In English law, fair comment on a matter of public interest is allowed. Generally, it guarantees the freedom of the press to make statements on matters of public interest, as long as the statements are not made with ill-will, spite, or with intent to harm the subject of the comment. For decades, English courts have placed a higher burden on public figures to prove defamation, which includes both libel and slander. This is based on the view that if a person chooses public activity, that person must expect a higher degree of public scrutiny. For example, it is hardly likely that an English court will countenance a defamatory intent against a public figure where an allegation of conflict of interest is made on facts which are essentially true but could be capable of a more generous interpretation.
Fair comment is an ancient common law (judge made law) defence. But it was replaced in the Unites States in 1964 by a defence created in the case of New York Times v Sullivan in which the US Supreme Court decided that actual malice has to be proved to establish defamation. Since it is very difficult to prove actual malice in a journalist or a politician in the cut and thrust of journalism or politics, public life in the US has been largely liberated from the fear of defamation. While the defence of fair comment remained in the U.K. it was increasingly found to be too restrictive for adequate scrutiny of public officials. The courts of the UK have never adopted New York Times v Sullivan but began to test a more liberal approach to criticisms of public officials.
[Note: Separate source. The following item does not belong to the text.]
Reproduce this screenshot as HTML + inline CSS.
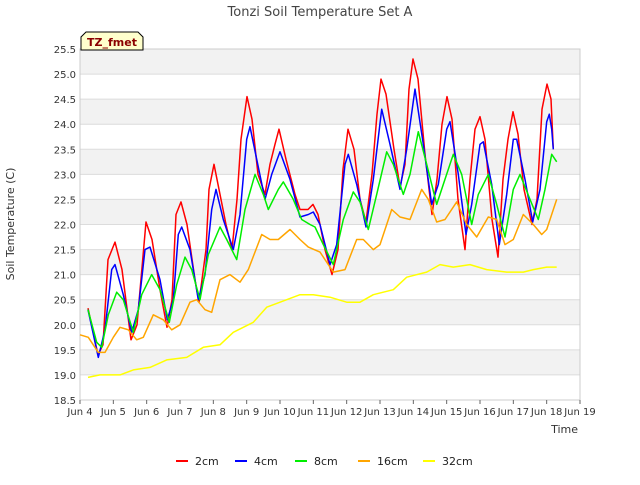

Defamation has been a major political weapon against journalists and newspapers in Guyana. The first major case was Burnham v New Guyana in the late 1960s. The story was headlined “PM’s cow electrocuted” and was written by a young journalist named Moses Nagamootoo. Burnham’s complaint was that the story libeled him in alleging that the Prime Minister’s fence was electrified. Damages in the then huge sum of $25,000 were awarded and upheld by the Court of Appeal. Libel actions thereafter became a major weapon against newspapers critical of the PNC and its governments. The principal complainants were Burnham and Desmond Hoyte, the latter having filed several libel actions against it. He once referred to its editor, Fr. Andrew Morrison, as a “cassocked obscenity.” Fr. Morrison was once targeted for assassination. Fr. Bernard Darke was unfortunately martyred in error, in place of Fr. Andrew Morrison, when he was stabbed to death on 14 July, 1979, in Brickdam, while he was taking photographs for the Catholic Standard during an anti-government demonstration. The defence of fair comment on a matter of public interest was raised in all the cases but was never upheld. But the judiciary at that time is not the judiciary that exists today.
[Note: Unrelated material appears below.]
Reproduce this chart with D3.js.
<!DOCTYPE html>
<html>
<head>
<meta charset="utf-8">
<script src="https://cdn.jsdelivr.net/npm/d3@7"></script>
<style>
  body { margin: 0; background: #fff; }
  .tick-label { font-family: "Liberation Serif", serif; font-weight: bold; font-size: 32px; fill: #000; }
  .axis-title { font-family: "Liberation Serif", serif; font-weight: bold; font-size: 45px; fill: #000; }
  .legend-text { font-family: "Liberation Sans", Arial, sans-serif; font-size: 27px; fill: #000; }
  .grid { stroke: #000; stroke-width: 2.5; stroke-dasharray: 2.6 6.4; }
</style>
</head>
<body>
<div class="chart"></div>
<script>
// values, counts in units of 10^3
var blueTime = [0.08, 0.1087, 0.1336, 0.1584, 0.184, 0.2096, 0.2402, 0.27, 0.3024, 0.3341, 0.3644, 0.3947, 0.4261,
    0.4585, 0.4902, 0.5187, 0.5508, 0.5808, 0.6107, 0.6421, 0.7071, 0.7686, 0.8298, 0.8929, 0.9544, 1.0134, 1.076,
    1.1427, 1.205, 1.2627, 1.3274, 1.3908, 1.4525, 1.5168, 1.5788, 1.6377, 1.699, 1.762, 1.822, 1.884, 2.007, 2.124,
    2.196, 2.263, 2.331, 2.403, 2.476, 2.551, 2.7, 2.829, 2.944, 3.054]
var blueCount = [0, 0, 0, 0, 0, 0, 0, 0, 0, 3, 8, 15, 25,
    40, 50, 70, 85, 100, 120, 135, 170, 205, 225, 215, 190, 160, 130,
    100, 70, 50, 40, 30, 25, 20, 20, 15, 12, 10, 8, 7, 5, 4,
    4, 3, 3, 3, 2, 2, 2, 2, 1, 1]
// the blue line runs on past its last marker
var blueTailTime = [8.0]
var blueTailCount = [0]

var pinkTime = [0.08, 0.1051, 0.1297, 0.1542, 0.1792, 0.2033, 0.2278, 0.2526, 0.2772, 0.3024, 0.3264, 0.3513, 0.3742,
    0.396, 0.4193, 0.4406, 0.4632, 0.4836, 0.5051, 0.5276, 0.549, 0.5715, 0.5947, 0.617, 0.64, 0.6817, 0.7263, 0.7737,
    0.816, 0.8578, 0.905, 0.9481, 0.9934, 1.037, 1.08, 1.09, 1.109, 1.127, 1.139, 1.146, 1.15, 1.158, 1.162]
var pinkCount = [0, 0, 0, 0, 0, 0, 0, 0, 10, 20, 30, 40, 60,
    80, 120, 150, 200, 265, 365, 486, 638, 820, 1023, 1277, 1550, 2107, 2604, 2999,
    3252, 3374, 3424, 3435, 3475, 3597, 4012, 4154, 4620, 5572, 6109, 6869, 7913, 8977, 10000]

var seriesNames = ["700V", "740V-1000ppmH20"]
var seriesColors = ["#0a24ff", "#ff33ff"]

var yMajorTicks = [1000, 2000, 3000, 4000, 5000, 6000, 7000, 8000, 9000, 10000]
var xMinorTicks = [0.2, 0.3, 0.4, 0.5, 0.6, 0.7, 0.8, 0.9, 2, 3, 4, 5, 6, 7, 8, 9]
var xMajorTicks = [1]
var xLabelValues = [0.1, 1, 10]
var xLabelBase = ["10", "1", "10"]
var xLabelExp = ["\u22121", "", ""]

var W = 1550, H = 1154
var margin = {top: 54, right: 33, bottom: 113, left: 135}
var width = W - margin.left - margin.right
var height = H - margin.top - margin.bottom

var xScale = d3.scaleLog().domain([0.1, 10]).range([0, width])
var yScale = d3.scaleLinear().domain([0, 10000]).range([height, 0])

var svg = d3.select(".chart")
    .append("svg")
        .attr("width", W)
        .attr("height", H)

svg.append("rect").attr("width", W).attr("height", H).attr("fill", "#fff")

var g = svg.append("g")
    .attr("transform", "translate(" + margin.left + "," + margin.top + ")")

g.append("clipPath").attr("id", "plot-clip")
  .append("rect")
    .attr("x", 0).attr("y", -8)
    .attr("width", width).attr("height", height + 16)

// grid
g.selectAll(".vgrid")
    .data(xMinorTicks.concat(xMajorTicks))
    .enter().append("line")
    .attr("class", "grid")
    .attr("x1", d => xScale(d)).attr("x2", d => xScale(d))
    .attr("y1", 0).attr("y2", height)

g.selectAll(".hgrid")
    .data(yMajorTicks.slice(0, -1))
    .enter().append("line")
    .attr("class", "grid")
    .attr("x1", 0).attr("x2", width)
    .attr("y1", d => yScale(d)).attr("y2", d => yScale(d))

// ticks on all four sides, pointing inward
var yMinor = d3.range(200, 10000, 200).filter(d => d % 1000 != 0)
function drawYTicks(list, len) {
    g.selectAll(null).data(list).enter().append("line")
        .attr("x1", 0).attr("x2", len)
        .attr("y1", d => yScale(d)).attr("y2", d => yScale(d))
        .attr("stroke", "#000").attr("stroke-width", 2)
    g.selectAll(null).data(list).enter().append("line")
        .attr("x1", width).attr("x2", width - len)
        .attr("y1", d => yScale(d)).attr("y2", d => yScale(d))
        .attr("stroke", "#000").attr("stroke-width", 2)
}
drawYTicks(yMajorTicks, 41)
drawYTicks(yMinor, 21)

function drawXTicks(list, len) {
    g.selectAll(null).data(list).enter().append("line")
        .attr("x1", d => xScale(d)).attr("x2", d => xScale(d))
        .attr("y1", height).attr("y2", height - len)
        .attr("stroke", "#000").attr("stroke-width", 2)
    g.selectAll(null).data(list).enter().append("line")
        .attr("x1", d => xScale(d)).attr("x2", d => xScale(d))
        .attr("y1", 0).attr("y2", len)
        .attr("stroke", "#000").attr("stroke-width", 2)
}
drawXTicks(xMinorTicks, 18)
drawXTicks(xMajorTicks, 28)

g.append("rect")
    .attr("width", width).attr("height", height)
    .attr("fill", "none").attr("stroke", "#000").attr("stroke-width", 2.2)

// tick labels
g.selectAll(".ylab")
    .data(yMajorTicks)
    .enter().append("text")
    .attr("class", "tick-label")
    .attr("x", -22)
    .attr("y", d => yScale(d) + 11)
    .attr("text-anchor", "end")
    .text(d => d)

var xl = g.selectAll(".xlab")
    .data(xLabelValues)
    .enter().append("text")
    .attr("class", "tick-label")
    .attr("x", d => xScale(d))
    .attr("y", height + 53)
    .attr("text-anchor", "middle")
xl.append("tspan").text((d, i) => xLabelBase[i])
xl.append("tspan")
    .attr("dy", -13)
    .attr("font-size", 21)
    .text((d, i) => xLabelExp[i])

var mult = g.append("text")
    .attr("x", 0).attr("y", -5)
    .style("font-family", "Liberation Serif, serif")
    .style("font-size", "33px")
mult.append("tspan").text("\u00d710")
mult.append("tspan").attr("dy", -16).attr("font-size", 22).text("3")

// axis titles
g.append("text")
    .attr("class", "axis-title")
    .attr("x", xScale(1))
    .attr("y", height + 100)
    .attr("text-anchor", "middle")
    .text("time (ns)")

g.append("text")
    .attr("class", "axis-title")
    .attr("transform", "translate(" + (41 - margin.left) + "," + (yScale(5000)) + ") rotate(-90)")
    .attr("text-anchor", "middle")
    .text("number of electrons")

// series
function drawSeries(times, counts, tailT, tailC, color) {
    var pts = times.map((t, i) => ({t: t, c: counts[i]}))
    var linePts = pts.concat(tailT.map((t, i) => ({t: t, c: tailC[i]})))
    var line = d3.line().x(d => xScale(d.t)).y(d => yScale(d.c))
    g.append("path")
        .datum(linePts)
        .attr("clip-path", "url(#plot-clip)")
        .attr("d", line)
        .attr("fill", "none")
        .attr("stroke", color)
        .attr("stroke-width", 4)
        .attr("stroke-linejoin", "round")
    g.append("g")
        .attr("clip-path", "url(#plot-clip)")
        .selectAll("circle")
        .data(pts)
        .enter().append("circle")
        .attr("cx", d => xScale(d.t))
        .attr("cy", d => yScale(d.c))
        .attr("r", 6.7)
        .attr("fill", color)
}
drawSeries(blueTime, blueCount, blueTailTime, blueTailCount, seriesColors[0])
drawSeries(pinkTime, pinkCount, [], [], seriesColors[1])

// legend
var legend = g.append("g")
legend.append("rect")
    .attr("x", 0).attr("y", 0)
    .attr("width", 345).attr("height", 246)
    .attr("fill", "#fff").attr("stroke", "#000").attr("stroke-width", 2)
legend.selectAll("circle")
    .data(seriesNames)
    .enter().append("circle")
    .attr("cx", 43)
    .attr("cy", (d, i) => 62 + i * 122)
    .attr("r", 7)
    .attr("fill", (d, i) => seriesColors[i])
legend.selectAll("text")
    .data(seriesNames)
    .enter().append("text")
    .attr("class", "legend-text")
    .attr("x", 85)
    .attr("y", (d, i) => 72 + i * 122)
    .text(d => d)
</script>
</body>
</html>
When the PPP/C came to office in 1992, I advised that libel actions should not be utilized as weapons against the press and that offensive, even libelous, criticism should be answered as vigorously as they were made. One of the reasons was the growing attitude of the courts to view criticisms of public officials with a greater degree of liberalism. However, the culture of attack by libel was difficult to eradicate. My waning influence in the PPP by the mid to late 2000s saw a number of libel actions being filed by leading government officials. This unwise approach to criticism resulted in the disastrous fiasco of the Bharrat Jagdeo v Frederick Kissoon case in which Dr. Roger Luncheon said under searching cross-examination, just before the 2011 general elections, that no African Guyanese was qualified to be appointed as an Ambassador. The case was subsequently abandoned. Then Opposition politicians believe that it influenced the election results in 2011.
The search in the UK continued for a regime of defamation law which would accommodate a more liberal approach to facilitate accountability by public officials. This search led the House of Lords to the ruling in Reynolds v Times Newspapers Ltd in 1999. The House of Lords held that the common law enabled the court to give appropriate weight, in today’s conditions, to the importance of freedom of expression by the media on all matters of public concern. Among the matters that are to be considered by the court is the nature of the information, and the extent to which the subject-matter is a matter of public concern. What is known as “the Reynolds Defence” has now been abolished in the UK and replaced by Defamation Act of 2013 which creates a defence of “publication on a matter of public interest.”
The courts of Guyana and the CCJ are very likely to uphold “the Reynolds Defence” so that the defence of fair comment on a matter of public interest would carry far higher weight and importance than it did in the 1960s to the 1990s. We are also in a different era with a different judiciary.
It was reported in SN yesterday that while the World Press Freedom Index has promoted Guyana four places up to 51 out of 180 on the assessment by Reporters without Borders, it reported that “officials often use laws to silence opposition journalists.”